In clearer terms, there are those who feel that acting Jewishly in the presence of gentiles will lead to disrespect. This is entirely wrong. It is precisely through this course of behavior that the gentiles will honor and respect the Jews more. When the gentiles see how the Jews, despite all difficulties, follow the path which they were commanded by G‑d, they will grant greater assistance to the Jews in order to facilitate the completion of their mission.

Similarly, when the gentiles see the Jews making efforts to teach the gentiles the Seven Noachide Laws, they will grant the Jews greater respect. The efforts of the Jews in such activities, without any thought of recompense, only because this is one of the commandments they were given by G‑d, will motivate their neighbors to such feelings.

Even though the respect given by the gentiles will facilitate the service of the Jews, the Jews must realize how their service comes as a response to G‑d’s command. This is emphasized by the declaration every Jew — even the youngest child — makes as soon as he arises in the morning, “Modeh Ani” — “I offer thanks to You, living and eternal King....” He acknowledges G‑d as his king and, therefore, structures his behavior accordingly during the day that follows.

A parallel exists in regard to Rosh Hashanah, whose service centers around the coronation of G‑d as king. The month of Elul, and in particular, the days of Selichos are intended to prepare for that service and lead to a behavior “beyond the measure of the law.” This in turn, arouses Divine blessings that are also “beyond the measure of the law.”

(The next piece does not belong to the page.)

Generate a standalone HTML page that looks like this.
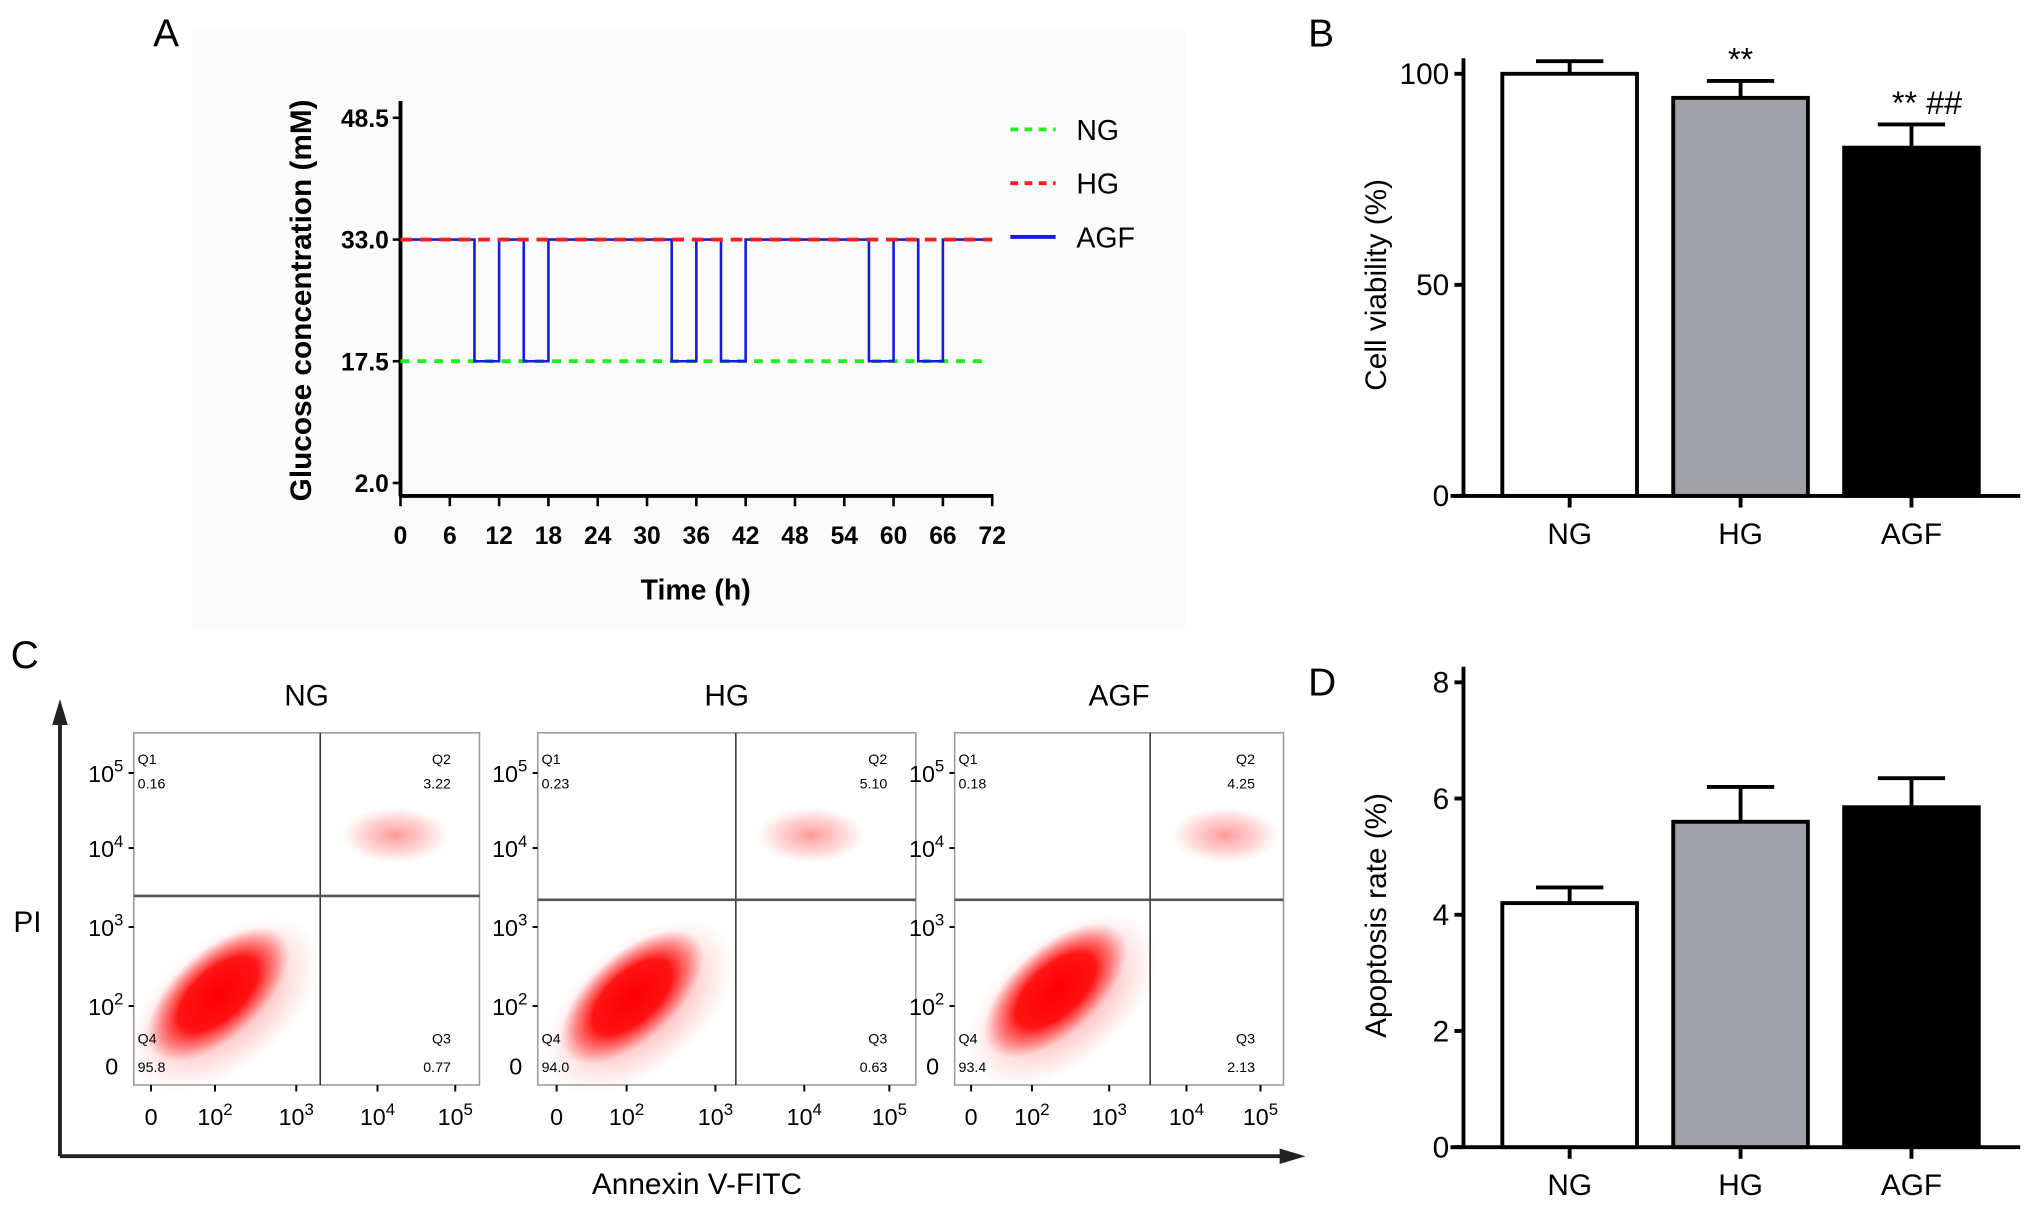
<!DOCTYPE html>
<html><head><meta charset="utf-8"><style>
html,body{margin:0;padding:0;background:#fff}
svg{display:block}
text{font-family:"Liberation Sans",Arial,sans-serif}
.nar{font-family:"Liberation Sans Narrow","Liberation Sans",sans-serif}
</style></head><body>
<svg id="fig" width="2031" height="1208" viewBox="0 0 1568 933" xmlns="http://www.w3.org/2000/svg">
<defs>
<radialGradient id="cloud" cx="50%" cy="50%" r="50%">
<stop offset="0" stop-color="#f00" stop-opacity="1"/>
<stop offset="0.55" stop-color="#f00" stop-opacity="0.9"/>
<stop offset="0.8" stop-color="#f22" stop-opacity="0.45"/>
<stop offset="1" stop-color="#f44" stop-opacity="0"/>
</radialGradient>
<radialGradient id="faint" cx="50%" cy="50%" r="50%">
<stop offset="0" stop-color="#f33" stop-opacity="0.5"/>
<stop offset="0.6" stop-color="#f55" stop-opacity="0.25"/>
<stop offset="1" stop-color="#f88" stop-opacity="0"/>
</radialGradient>
</defs>
<rect x="148" y="22" width="767" height="465" fill="#fbfbfb"/>
<text x="118" y="36" font-size="30">A</text>
<text x="1010" y="36" font-size="30">B</text>
<text x="8" y="516" font-size="30">C</text>
<text x="1010" y="537" font-size="30">D</text>
<g id="pa"></g>
<g id="pb"></g>
<g id="pc"></g>
<g id="pd"></g>
</svg>
<script>
// ---- Panel A data ----
const aXTicks=[0,6,12,18,24,30,36,42,48,54,60,66,72];
const aYTicks=[2.0,17.5,33.0,48.5];
const ngLevel=[17.5];
const hgLevel=[33.0];
const agfTimes=[0,9,9,12,12,15,15,18,18,33,33,36,36,39,39,42,42,57,57,60,60,63,63,66,66,72];
const agfValues=[33,33,17.5,17.5,33,33,17.5,17.5,33,33,17.5,17.5,33,33,17.5,17.5,33,33,17.5,17.5,33,33,17.5,17.5,33,33];
// ---- Panel B data ----
const groups=["NG","HG","AGF"];
const viability=[100,94.3,82.5];
const viabilityErr=[3,4,5.5];
const viabilityTicks=[0,50,100];
const viabilitySig=["","**","** ##"];
// ---- Panel C data ----
const fcGroups=["NG","HG","AGF"];
const fcQ1=["0.16","0.23","0.18"];
const fcQ2=["3.22","5.10","4.25"];
const fcQ3=["0.77","0.63","2.13"];
const fcQ4=["95.8","94.0","93.4"];
// ---- Panel D data ----
const apoptosis=[4.2,5.6,5.85];
const apoptosisErr=[0.27,0.6,0.5];
const apoptosisTicks=[0,2,4,6,8];

const NS="http://www.w3.org/2000/svg";
function mk(parent,tag,attrs,txt){const e=document.createElementNS(NS,tag);for(const k in attrs)e.setAttribute(k,attrs[k]);if(txt!==undefined)e.textContent=txt;parent.appendChild(e);return e;}

// Panel A
(function(){
const g=document.getElementById('pa');
const x0=309,x1=766,yb=383;
const X=t=>x0+(t-0)/(72-0)*(x1-x0);
const Y=v=>279+(v-17.5)*(185-279)/(33-17.5);
let ax=mk(g,'line',{x1:x0,y1:78,x2:x0,y2:yb,stroke:'#000','stroke-width':3});

ax=mk(g,'line',{x1:x0-1,y1:yb,x2:x1+1,y2:yb,stroke:'#000','stroke-width':3});

aYTicks.forEach(v=>{mk(g,'line',{x1:x0-6,y1:Y(v),x2:x0,y2:Y(v),stroke:'#000','stroke-width':2});
 const t=mk(g,'text',{x:x0-9,y:Y(v)+7,'text-anchor':'end','font-size':19,'font-weight':'bold',class:'nar'},v.toFixed(1));
 });
aXTicks.forEach(v=>{mk(g,'line',{x1:X(v),y1:yb,x2:X(v),y2:yb+8,stroke:'#000','stroke-width':2});
 const t=mk(g,'text',{x:X(v),y:420,'text-anchor':'middle','font-size':19,'font-weight':'bold',class:'nar'},String(v));
 });
let t=mk(g,'text',{x:537,y:463,'text-anchor':'middle','font-size':22,'font-weight':'bold',class:'nar'},'Time (h)');

t=mk(g,'text',{x:0,y:0,transform:'translate(240,232) rotate(-90)','text-anchor':'middle','font-size':23,'font-weight':'bold'},'Glucose concentration (mM)');

let l=mk(g,'line',{x1:X(0),y1:Y(ngLevel[0]),x2:X(71),y2:Y(ngLevel[0]),stroke:'#22ee22','stroke-width':3,'stroke-dasharray':'7,6'});

let pts=agfTimes.map((tt,i)=>X(tt)+','+Y(agfValues[i])).join(' ');
l=mk(g,'polyline',{points:pts,fill:'none',stroke:'#1a1adc','stroke-width':2});

l=mk(g,'line',{x1:X(0),y1:Y(hgLevel[0]),x2:X(72),y2:Y(hgLevel[0]),stroke:'#ee2222','stroke-width':3,'stroke-dasharray':'9,6'});

const leg=[['NG','#22ee22','6,5'],['HG','#ee2222','6,5'],['AGF','#1a1adc','none']];
leg.forEach((d,i)=>{const y=100+i*41.5;
 const e=mk(g,'line',{x1:780,y1:y,x2:815,y2:y,stroke:d[1],'stroke-width':3,'stroke-dasharray':d[2]});
 
 const tx=mk(g,'text',{x:831,y:y+8,'font-size':22,class:'nar'},d[0]);
 });
})();

function barChart(gid,prefix,vals,errs,ticks,yTop,yBot,vmax,title,titleY,sig){
const g=document.getElementById(gid);
const xa=1130;const Y=v=>yBot-(v/vmax)*(yBot-yTop);
const centers=[1212,1344,1476];const bw=104;const fills=['#fff','#a0a0a8','#000'];
let a=mk(g,'line',{x1:xa,y1:yTop-12,x2:xa,y2:yBot,stroke:'#000','stroke-width':3});

a=mk(g,'line',{x1:1120,y1:yBot,x2:1560,y2:yBot,stroke:'#000','stroke-width':3});

ticks.forEach(v=>{mk(g,'line',{x1:xa-7,y1:Y(v),x2:xa,y2:Y(v),stroke:'#000','stroke-width':3});
 const t=mk(g,'text',{x:xa-11,y:Y(v)+8,'text-anchor':'end','font-size':23,class:'nar'},String(v));
 });
vals.forEach((v,i)=>{const c=centers[i];
 const e=mk(g,'line',{x1:c,y1:Y(v),x2:c,y2:Y(v+errs[i]),stroke:'#000','stroke-width':3});
 
 mk(g,'line',{x1:c-26,y1:Y(v+errs[i]),x2:c+26,y2:Y(v+errs[i]),stroke:'#000','stroke-width':3});
 const r=mk(g,'rect',{x:c-bw/2,y:Y(v),width:bw,height:yBot-Y(v),fill:fills[i],stroke:'#000','stroke-width':3});
 
 mk(g,'line',{x1:c,y1:yBot,x2:c,y2:yBot+9,stroke:'#000','stroke-width':3});
 const t=mk(g,'text',{x:c,y:yBot+37,'text-anchor':'middle','font-size':23,class:'nar'},groups[i]);
 
 if(sig&&sig[i]){const s=mk(g,'text',{x:c+(sig[i].length>2?12:0),y:Y(v+errs[i])-8,'text-anchor':'middle','font-size':25,class:'nar'},sig[i]);
  }
});
const t=mk(g,'text',{x:0,y:0,transform:'translate(1070,'+titleY+') rotate(-90)','text-anchor':'middle','font-size':23},title);

}
barChart('pb','b',viability,viabilityErr,viabilityTicks,57,383,100,'Cell viability (%)',220,viabilitySig);
barChart('pd','d',apoptosis,apoptosisErr,apoptosisTicks,527,886,8,'Apoptosis rate (%)',707,null);

// Panel C
(function(){
const g=document.getElementById('pc');
let a=mk(g,'line',{x1:46,y1:893,x2:46,y2:555,stroke:'#222','stroke-width':3});

mk(g,'polygon',{points:'46,540 40,560 52,560',fill:'#222'});
a=mk(g,'line',{x1:46,y1:893,x2:990,y2:893,stroke:'#222','stroke-width':3});

mk(g,'polygon',{points:'1008,893 988,887 988,899',fill:'#222'});
let t=mk(g,'text',{x:10,y:720,'font-size':23,class:'nar'},'PI');

t=mk(g,'text',{x:538,y:922,'text-anchor':'middle','font-size':23,class:'nar'},'Annexin V-FITC');

const boxes=[[103,370,247,692],[415,707,568,695],[737,991,888,695]];
const clouds=[[168,768],[488,770],[815,765]];
boxes.forEach((b,i)=>{const [L,R,qx,qy]=b;const T=566,B=838;
 const sub=mk(g,'g',{});
 const tt=mk(sub,'text',{x:(L+R)/2,y:545,'text-anchor':'middle','font-size':23,class:'nar'},fcGroups[i]);
 
 mk(sub,'rect',{x:L,y:T,width:R-L,height:B-T,fill:'#fff',stroke:'#999','stroke-width':1.2});
 const [cx,cy]=clouds[i];
 mk(sub,'ellipse',{cx:cx+5,cy:cy+8,rx:88,ry:50,fill:'url(#faint)',transform:'rotate(-40 '+(cx+5)+' '+(cy+8)+')'});
 mk(sub,'ellipse',{cx:cx,cy:cy,rx:68,ry:34,fill:'url(#cloud)',transform:'rotate(-42 '+cx+' '+cy+')'});
 mk(sub,'ellipse',{cx:qx+58,cy:645,rx:42,ry:22,fill:'url(#faint)'});
 mk(sub,'line',{x1:qx,y1:T,x2:qx,y2:B,stroke:'#333','stroke-width':1.2});
 mk(sub,'line',{x1:L,y1:qy,x2:R,y2:qy,stroke:'#555','stroke-width':2});
 const fs=11;
 mk(sub,'text',{x:L+3,y:590,'font-size':fs},'Q1');
 mk(sub,'text',{x:L+3,y:609,'font-size':fs},fcQ1[i]);
 mk(sub,'text',{x:R-22,y:590,'font-size':fs,'text-anchor':'end'},'Q2');
 mk(sub,'text',{x:R-22,y:609,'font-size':fs,'text-anchor':'end'},fcQ2[i]);
 mk(sub,'text',{x:L+3,y:806,'font-size':fs},'Q4');
 mk(sub,'text',{x:L+3,y:828,'font-size':fs},fcQ4[i]);
 mk(sub,'text',{x:R-22,y:806,'font-size':fs,'text-anchor':'end'},'Q3');
 mk(sub,'text',{x:R-22,y:828,'font-size':fs,'text-anchor':'end'},fcQ3[i]);
 const yl=[['5',597],['4',655],['3',716],['2',777]];
 yl.forEach(d=>{const e=mk(sub,'text',{x:L-8,y:d[1]+7,'font-size':18,'text-anchor':'end',class:'nar'});
  e.innerHTML='10<tspan dy="-8" font-size="13">'+d[0]+'</tspan>';mk(sub,'line',{x1:L-4,y1:d[1],x2:L,y2:d[1],stroke:'#000','stroke-width':1.5});});
 mk(sub,'text',{x:L-12,y:830,'font-size':18,'text-anchor':'end',class:'nar'},'0');
 const w=R-L;const xs=[0.05,0.235,0.47,0.705,0.93];
 xs.forEach((f,k)=>{const x=L+f*w;mk(sub,'line',{x1:x,y1:B,x2:x,y2:B+5,stroke:'#000','stroke-width':1.5});
  const e=mk(sub,'text',{x:x,y:869,'font-size':18,'text-anchor':'middle',class:'nar'});
  if(k===0)e.textContent='0';else e.innerHTML='10<tspan dy="-8" font-size="13">'+(k+1)+'</tspan>';});
});
})();
</script>
</body></html>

To increase those blessings, it is proper to use these final days of Selichos to increase all sorts of Jewish behavior and in particular, to increase one’s gifts to tzedakah. Our Sages have taught that “Tzedakah brings close the redemption” and thus, hastens the time when “the great shofar — the shofar of Mashiach — will be sounded” and all Jews will come together in Eretz Yisrael. Amen. So may it be G‑d’s will.

[The Rebbe Shlita concluded the gathering by giving out dollars for all the assembled.]